Activities and Results

During the past year we completed a series of manuscripts, drawing on efforts achieved during Years 1 and 2. Some have been accepted for publication, some will remain as white papers.

Plans

Efforts on the Economic Modeling and Data Gaps project have led us to propose two new initiatives. Both ultimately involve using the dynamic simulation modeling platform.

Sub Area 1
Traditional economic models normally assume that a public decision maker's objective is to maximize social welfare. Given this objective we can provide water policy makers with integrated management tools to assess the effectiveness of policy alternatives. However, the assumption of social welfare maximization is just one of several objectives that may be relevant. For example, equitable allocation may be more appropriate in some cases, or a combination of equitable distribution up to a specific level of consumption, followed by social welfare maximization after that point, or a sustainable water use plan.
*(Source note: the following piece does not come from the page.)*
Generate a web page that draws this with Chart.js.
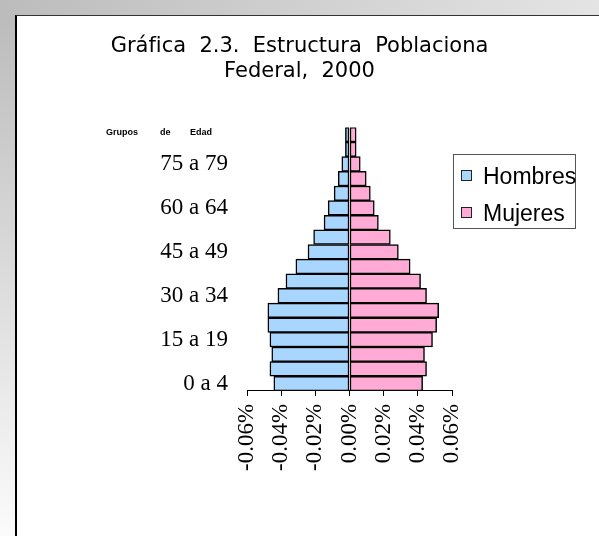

Different objectives most likely will result in different efficient policy tools.

The research will provide a tool with which to assess the impact of varying public objectives. The unique aspect of the tool is not only the recognition of varying objectives but also the incorporation of these objectives with the integrated behavioral and physical science models that have and are being developed in SAHRA. This will provide the decision maker with a more accurate tool with which to assess decisions as well as provide an educational tool for the public.

The research program is composed of three parts. Part I will compile the objectives of water utility decision makers. Work already completed within SAHRA in both the U.S. and Mexico will provide the basis for this. Where necessary, a survey of additional policy makers will be completed to provide a comprehensive perspective of policy makers' objectives for water usage in semi-arid climates. Part II will integrate the objectives into socio-scientific models of water allocation developed within SAHRA. These results will provide the basis for Part III, which is the development of a computer-based interactive tool that can be used by policymakers and stakeholders alike to assess resource management plans under the appropriate policy objective.

Sub Area 1 will provide a tool with which to assess the impact of varying public objectives. The unique aspect of the tool is not only the recognition of varying objectives but also the incorporation of these objectives with the integrated behavioral and physical science models that have and are being developed in SAHRA. Without the interdisciplinary platform provided by SAHRA, the work proposed in this area could not be accomplished in a form that would be particularly beneficial. This will provide the decision maker with a more accurate tool with which to assess decisions as well as provide an educational tool for stakeholders in general. The anticipated deliverables include a manuscript as well as the computer-based analysis tool.

Sub Area 2
Conversations with Juan Valdés and Javier Aparicio (IMTA) have resulted in a tentative agreement to collaborate on modeling in the Conchos River region. Dr. Aparicio has a Stella-based model for Mexico with which Dr. Valdés is working. The model would be converted to the dynamic simulation platform and the U.S. side of the Rio Bravo River would be added. This sub-project will serve as vehicle for integrating the substantial literature on agricultural demand for water into a dynamic simulation format.

Sub Area 2 will provide a tool for analyzing alternative international water allocation schemes. The interesting aspect of the area is the heavy emphasis on the agricultural area. SAHRA has to date not fully addressed the issues at the border. This would address one of the more general issues of efficient and equitable distribution of shared waters along an international border. For Year 4 the primary effort would be writing a proposal for possible funding from the U.S. and Mexico. Also the modeling of the Conchos using dynamic simulation mentioned in Section 4 will be continued and will be the basis for the integration.